Well, I got it. And me getting it means saying goodbye to you, my friend. Oh don't worry it's not forever, and it's not really goodbye even. Just goodbye in our electronic form of communicating.
For several years now (I told you I was slow) I've had the inkling of a thought of going without books, TV, facebook, etc. for a season and limiting all input from the Bible ONLY. I've always been too stubborn to actually do it. And honestly the thought makes me break out in hives and sweat a bit.
But today it was clear. I'm stressed, overwhelmed with lingering illness in our home, work stuff, deadlines... and on and on. I'm desperate for peace. Yet I fill my life with noise. Could it be possible to hit mute? To silence all the other voices and spend a season listening to Him and Him only? I plan to try.

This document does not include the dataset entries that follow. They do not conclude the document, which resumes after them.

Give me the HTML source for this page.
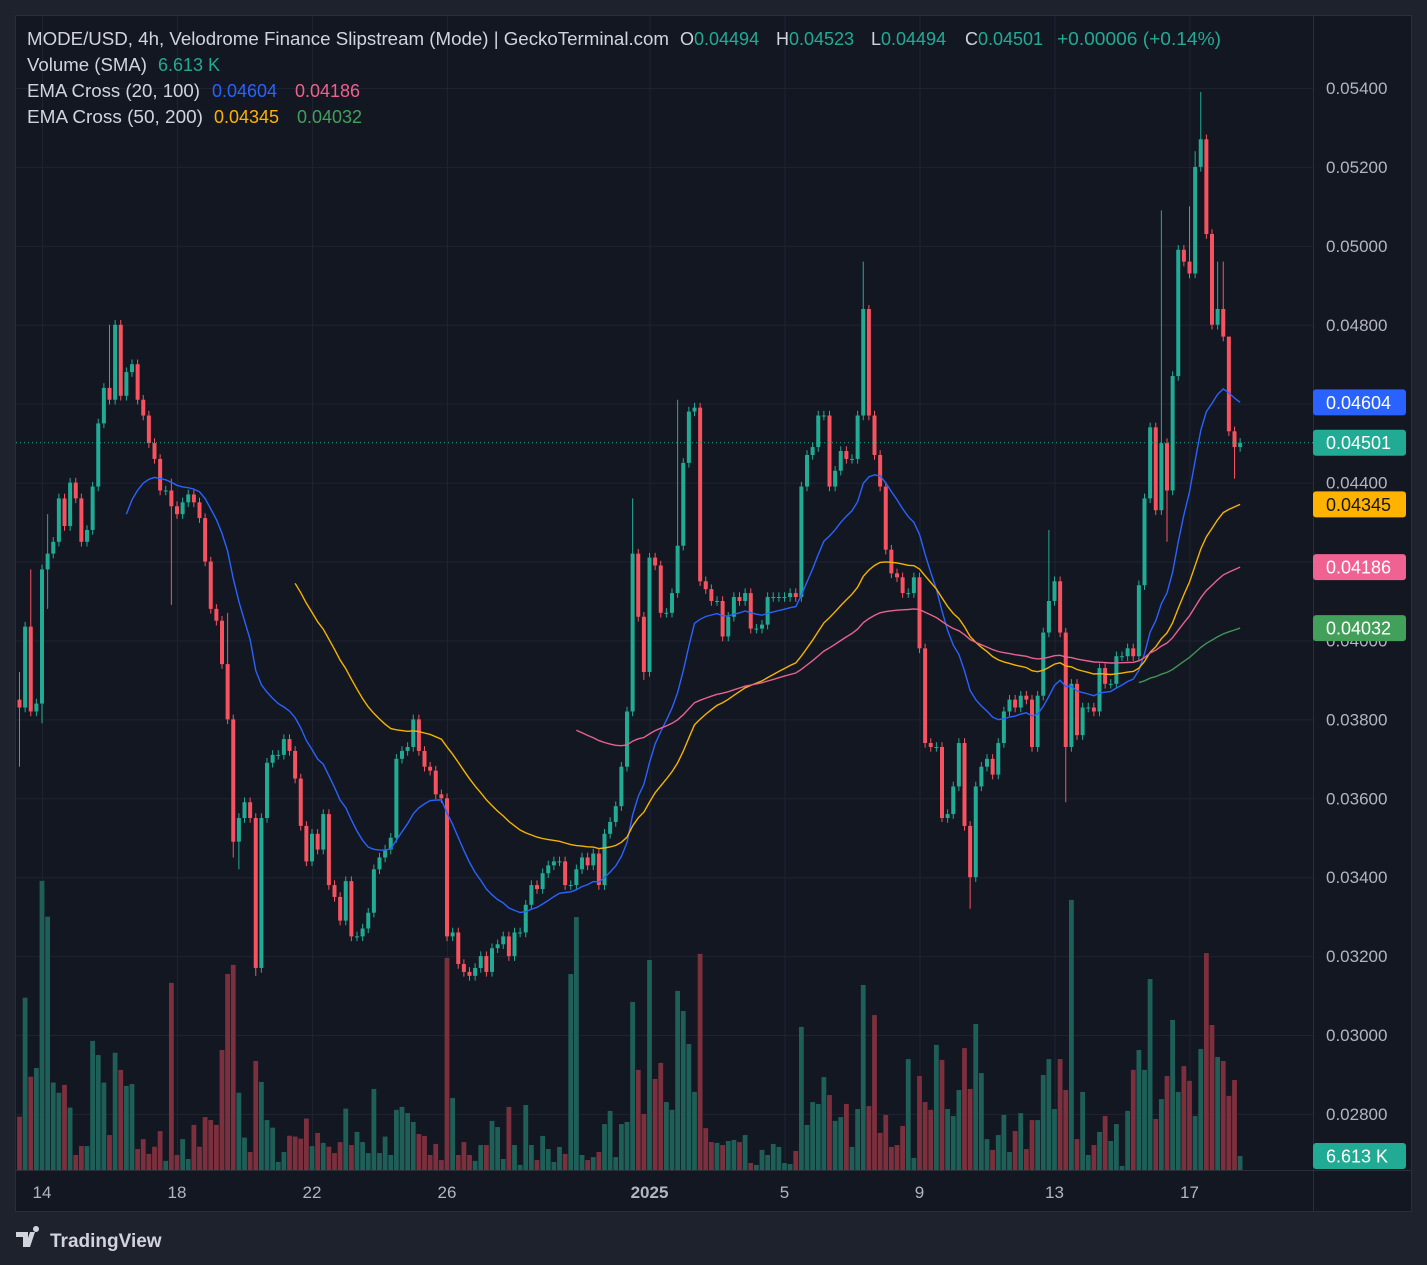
<!DOCTYPE html>
<html><head><meta charset="utf-8"><style>
html,body{margin:0;padding:0;background:#1e222d;}
svg{display:block;font-family:"Liberation Sans",sans-serif;}
</style></head><body>
<svg id="chart" width="1427" height="1265" viewBox="0 0 1427 1265" xmlns="http://www.w3.org/2000/svg">
<rect x="0" y="0" width="1427" height="1265" fill="#1e222d"/>
<rect x="15.5" y="15.5" width="1396" height="1196" fill="#131722" stroke="#2a2e39"/>
<defs><clipPath id="plotclip"><rect x="16" y="16" width="1297" height="1154"/></clipPath></defs>
<g id="grid"></g>
<g id="vol" clip-path="url(#plotclip)"></g>
<g id="candles" clip-path="url(#plotclip)"></g>
<g id="emas" clip-path="url(#plotclip)"></g>
<line x1="1313.5" y1="16" x2="1313.5" y2="1211" stroke="#2a2e39"/>
<line x1="16" y1="1170.5" x2="1411" y2="1170.5" stroke="#2a2e39"/>
<g id="yaxis"></g>
<g id="xaxis"></g>
<g id="labels"></g>
<g font-size="18">
<text x="27" y="45" fill="#d1d4dc" textLength="642" lengthAdjust="spacingAndGlyphs">MODE/USD, 4h, Velodrome Finance Slipstream (Mode) | GeckoTerminal.com</text>
<text x="680" y="45" fill="#d1d4dc">O<tspan fill="#22ab94">0.04494</tspan></text>
<text x="776" y="45" fill="#d1d4dc">H<tspan fill="#22ab94">0.04523</tspan></text>
<text x="871" y="45" fill="#d1d4dc">L<tspan fill="#22ab94">0.04494</tspan></text>
<text x="965" y="45" fill="#d1d4dc">C<tspan fill="#22ab94">0.04501</tspan></text>
<text x="1057" y="45" fill="#22ab94" textLength="164" lengthAdjust="spacingAndGlyphs">+0.00006 (+0.14%)</text>
<text x="27" y="71" fill="#d1d4dc" textLength="120" lengthAdjust="spacingAndGlyphs">Volume (SMA)</text>
<text x="158" y="71" fill="#22ab94">6.613 K</text>
<text x="27" y="97" fill="#d1d4dc" textLength="173" lengthAdjust="spacingAndGlyphs">EMA Cross (20, 100)</text>
<text x="212" y="97" fill="#2962ff">0.04604</text>
<text x="295" y="97" fill="#f0608c">0.04186</text>
<text x="27" y="123" fill="#d1d4dc" textLength="176" lengthAdjust="spacingAndGlyphs">EMA Cross (50, 200)</text>
<text x="214" y="123" fill="#ffb300">0.04345</text>
<text x="297" y="123" fill="#43a05a">0.04032</text>
</g>
<g>
<path d="M16 1232h12v15h-5v-10h-7z M30 1232h5l-5 15h-5z M36 1232a3 3 0 1 1 0.01 0z" fill="#d1d4dc"/>
<text x="50" y="1247" fill="#d1d4dc" font-size="19" font-weight="bold">TradingView</text>
</g>
</svg>
<script>
const closes=[0.0383,
0.04035,0.0382,0.0384,0.0418,0.0422,0.0425,0.0436,0.0429,0.0440,0.0436,0.0425,0.0428,0.0439,0.0455,0.0464,0.0461,0.0480,0.0462,0.0468,0.0470,0.0461,0.0457,0.0450,0.0446,0.0438,0.0438,0.0434,0.0432,0.0435,0.0437,0.0435,0.0431,0.0420,0.0408,0.0405,0.0394,
0.0380,0.0349,0.0355,0.0359,0.0355,0.0317,0.0355,0.0369,0.0371,0.0371,0.0375,0.0372,0.0365,0.0353,0.0344,0.0351,0.0347,0.0356,0.0338,0.0335,0.0329,0.0339,0.0325,0.0325,0.0327,0.0331,0.0342,0.0345,0.0347,0.0350,0.0370,0.0372,0.0373,0.0380,0.0372,0.0368,0.0367,
0.0361,0.0360,0.0325,0.0326,0.0318,0.0316,0.0315,0.0317,0.0320,0.0316,0.0322,0.0323,0.0325,0.0320,0.0326,0.0326,0.0333,0.0338,0.0337,0.0341,0.0343,0.0344,0.0344,0.0338,0.0338,0.0342,0.0345,0.0343,0.0346,0.0338,0.0351,0.0354,0.0358,0.0368,0.0382,0.0422,
0.0406,0.0392,0.0421,0.0419,0.0407,0.0407,0.0412,0.0424,0.0445,0.0458,0.0459,0.0415,0.0413,0.0410,0.0410,0.0401,0.0406,0.0411,0.0410,0.0412,0.0403,0.0403,0.0404,0.0411,0.0411,0.0411,0.0411,0.0412,0.0411,0.0439,0.0447,0.0449,0.0457,0.0457,0.0439,0.0443,0.0448,
0.0446,0.0446,0.0457,0.0484,0.0457,0.0447,0.0439,0.0423,0.0417,0.0416,0.0412,0.0412,0.0416,0.0398,0.0374,0.0373,0.0373,0.0355,0.0356,0.0363,0.0374,0.0353,0.0340,0.0363,0.0368,0.0370,0.0366,0.0374,0.0382,0.0385,0.0383,0.0386,0.0385,0.0373,0.0386,0.0402,
0.0410,0.0415,0.0402,0.0373,0.0389,0.0376,0.0383,0.0383,0.0382,0.0393,0.0389,0.0389,0.0396,0.0396,0.0398,0.0396,0.0414,0.0436,0.0454,0.0433,0.0450,0.0438,0.0467,0.0499,0.0496,0.0493,0.0520,0.0527,0.0503,0.0480,0.0484,0.0477,0.0453,0.0449,0.04501];
const firstOpen=0.0385;
const wickHigh={0:0.0392,2:0.0418,5:0.0432,16:0.0480,27:0.0441,37:0.0407,109:0.0436,117:0.0461,150:0.0496,151:0.0485,183:0.0428,203:0.0509,208:0.0510,209:0.0524,210:0.0539,213:0.0496,214:0.0496,215:0.0477};
const wickLow={0:0.0368,4:0.0379,5:0.0408,27:0.0409,38:0.0345,39:0.0342,42:0.0315,111:0.0390,164:0.0354,169:0.0332,186:0.0359,204:0.0425,216:0.0441};
const volumes=[25.2,81.4,44.1,48.2,136.6,119.7,41.3,36.5,40.2,29.5,7.1,11.3,11.3,61,54.3,41.3,16.5,55.4,47.3,39.7,40.6,9.9,14.6,7.6,11,18.4,4.3,88.4,7.1,14.6,5.2,21.3,11,25,23.6,21.3,56.7,92.6,96.9,36.5,15.3,8.5,51.5,41.6,23.6,20,3.8,8.5,16.2,15.8,14.8,24.3,11.3,17.5,12.8,11,8,13.2,29,11.8,18,13.2,8,38.3,8,15.8,7.1,28.4,29.8,26.9,22.7,17,16.1,7.1,
12.3,4.7,100.2,34,7.1,13.2,7.1,4.3,11.8,11.8,23.2,20.3,5.2,29.8,11.8,2.4,30.7,11.8,4.7,16.1,9.9,3.8,10.9,7.6,92.6,119.5,7.1,4.7,6.1,8.5,21.7,27.9,6.1,21.7,22.7,79.4,47.3,26.5,99.2,43,50.6,32.1,28.4,84.6,75.1,59.5,36.9,102.1,19.8,13.2,12.8,11.8,13.7,14.2,13.2,16.5,3.3,2.4,9.5,7.1,12.3,10.9,3.3,2.8,9,67.6,21.3,32.1,31.2,43.9,35.4,23.2,25,31.2,
10.9,28.8,87.4,30.2,73.2,17.5,26,10.9,11.8,20.8,52.4,5.7,44.4,32.1,28.4,59.1,52,28.8,25.5,37.8,57.6,38.3,69,45.8,14.6,9.5,16.5,26,8.5,18.4,26.9,9.9,23.6,23.6,44.9,52.4,28.8,52.4,37.8,127.6,14.6,36.9,7.1,11.8,18,25.5,13.7,21.7,1.9,27.9,47.3,56.7,47.3,90.2,24.1,33.5,44.4,70.9,36.9,49.1,42.1,25.5,57.2,102.5,68.5,53.4,51.5,35,42.5,6.6];
const priceTicks=[0.028,0.030,0.032,0.034,0.036,0.038,0.040,0.042,0.044,0.046,0.048,0.050,0.052,0.054];
const dateTickDays=[0,4,8,12,18,22,26,30,34];
const dateTickLabels=["14","18","22","26","2025","5","9","13","17"];
const emaPeriods=[20,50,100,200];
const emaColors=["#2962ff","#f5b300","#e8628f","#3f9556"];
const lastLabels=[["0.04604","#2962ff","#fff",0],["0.04345","#ffb300","#131722",1],["0.04186","#f06292","#fff",2],["0.04032","#43a05a","#fff",3]];

const NS="http://www.w3.org/2000/svg";
function el(tag,attrs,parent){const e=document.createElementNS(NS,tag);for(const k in attrs)e.setAttribute(k,attrs[k]);parent.appendChild(e);return e;}
function yP(p){return 88+(0.054-p)/0.002*78.92;}
function xT(d){return 42+d*33.75;}
function xI(i){return xT((i-4)/6);}
function yV(v){return 1170-v/0.4724;}

const grid=document.getElementById('grid');
priceTicks.forEach(p=>{const l=el('line',{x1:16,x2:1313,y1:yP(p)+0.5,y2:yP(p)+0.5,stroke:'#1f2330'},grid);

});
dateTickDays.forEach(d=>{const l=el('line',{x1:xT(d)+0.5,x2:xT(d)+0.5,y1:16,y2:1170,stroke:'#1f2330'},grid);

});

const vg=document.getElementById('vol'),cg=document.getElementById('candles');
let prev=firstOpen;
const up=[];
closes.forEach((c,i)=>{
 const o=prev;prev=c;const isUp=c>=o;up.push(isUp);
 const hi=wickHigh[i]!==undefined?wickHigh[i]:Math.max(o,c)+0.00012;
 const lo=wickLow[i]!==undefined?wickLow[i]:Math.min(o,c)-0.00012;
 const x=xI(i);const col=isUp?'#22ab94':'#f7525f';
 const w=el('line',{x1:x,x2:x,y1:yP(hi),y2:yP(lo),stroke:col,'stroke-width':1},cg);
 
 
 const t=Math.min(yP(o),yP(c));const h=Math.max(1,Math.abs(yP(o)-yP(c)));
 const b=el('rect',{x:x-2,y:t,width:4,height:h,fill:col},cg);
 
 
});
volumes.forEach((v,i)=>{
 const x=xI(i);const isUp=up[i]!==undefined?up[i]:true;
 const r=el('rect',{x:x-2.4,y:yV(v),width:4.8,height:1170-yV(v),fill:isUp?'#1e5f58':'#7c2f3d'},vg);
 
 
});
// EMAs (seeded with SMA)
const eg=document.getElementById('emas');
const emaLast=[];
emaPeriods.forEach((n,k)=>{
 if(closes.length<n)return;
 let s=0;for(let i=0;i<n;i++)s+=closes[i];let e=s/n;const a=2/(n+1);
 const pts=[[xI(n-1),yP(e)]];
 for(let i=n;i<closes.length;i++){e=e+(closes[i]-e)*a;pts.push([xI(i),yP(e)]);}
 emaLast[k]=e;
 const pl=el('polyline',{points:pts.map(p=>p[0].toFixed(1)+','+p[1].toFixed(1)).join(' '),fill:'none',stroke:emaColors[k],'stroke-width':1.4},eg);
 
 
});
// last price line
const lastC=closes[closes.length-1];
const lp=el('line',{x1:16,x2:1313,y1:yP(lastC),y2:yP(lastC),stroke:'#22ab94','stroke-width':1,'stroke-dasharray':'1 3'},eg);



const ya=document.getElementById('yaxis');
priceTicks.forEach(p=>{const t=el('text',{x:1326,y:yP(p)+6,fill:'#b2b5be','font-size':17},ya);t.textContent=p.toFixed(5);

});
const xa=document.getElementById('xaxis');
dateTickDays.forEach((d,k)=>{const t=el('text',{x:xT(d),y:1198,fill:'#b2b5be','font-size':17,'text-anchor':'middle','font-weight':dateTickLabels[k]==='2025'?'bold':'normal'},xa);t.textContent=dateTickLabels[k];

});

const lg=document.getElementById('labels');
function box(y,txt,bg,fg,name){
 const r=el('rect',{x:1313,y:y-13,width:93,height:26,rx:3,fill:bg},lg);
 
 
 const t=el('text',{x:1326,y:y+6.5,fill:fg,'font-size':18},lg);t.textContent=txt;
 
 
}
lastLabels.forEach(L=>{const v=emaLast[L[3]];box(yP(v!==undefined?v:0.04),L[0],L[1],L[2],'ema-last-label');});
box(yP(lastC),lastC.toFixed(5),'#22ab94','#fff','last-price-label');
box(yV(volumes[volumes.length-1]),'6.613 K','#22ab94','#fff','volume-last-label');
</script>
</body></html>
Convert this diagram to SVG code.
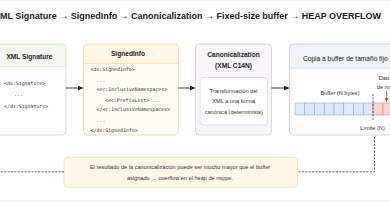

Today marks the beginning of Lent. Forty days of anticipating Resurrection morning. Forty days of reflection on the Cross and the empty Tomb. Can I prepare my heart in quiet?
To be honest, I don't know that I can do this. I'm an information junkie!!! I'm physically attached to my iPhone. My DVR is one of my closest friends. I have lots of friends in ministry and love listening to their podcasts. For Pete's sake, I work in radio! But it's time. It's time to stop the madness and purposefully focus my heart on Him.
A wise friend wrote an amazing post yesterday that was the proverbially straw that broke this camel's back. If you have a few minutes it would be worth your time to read.
And now... I bid you adieu... Until Easter morn.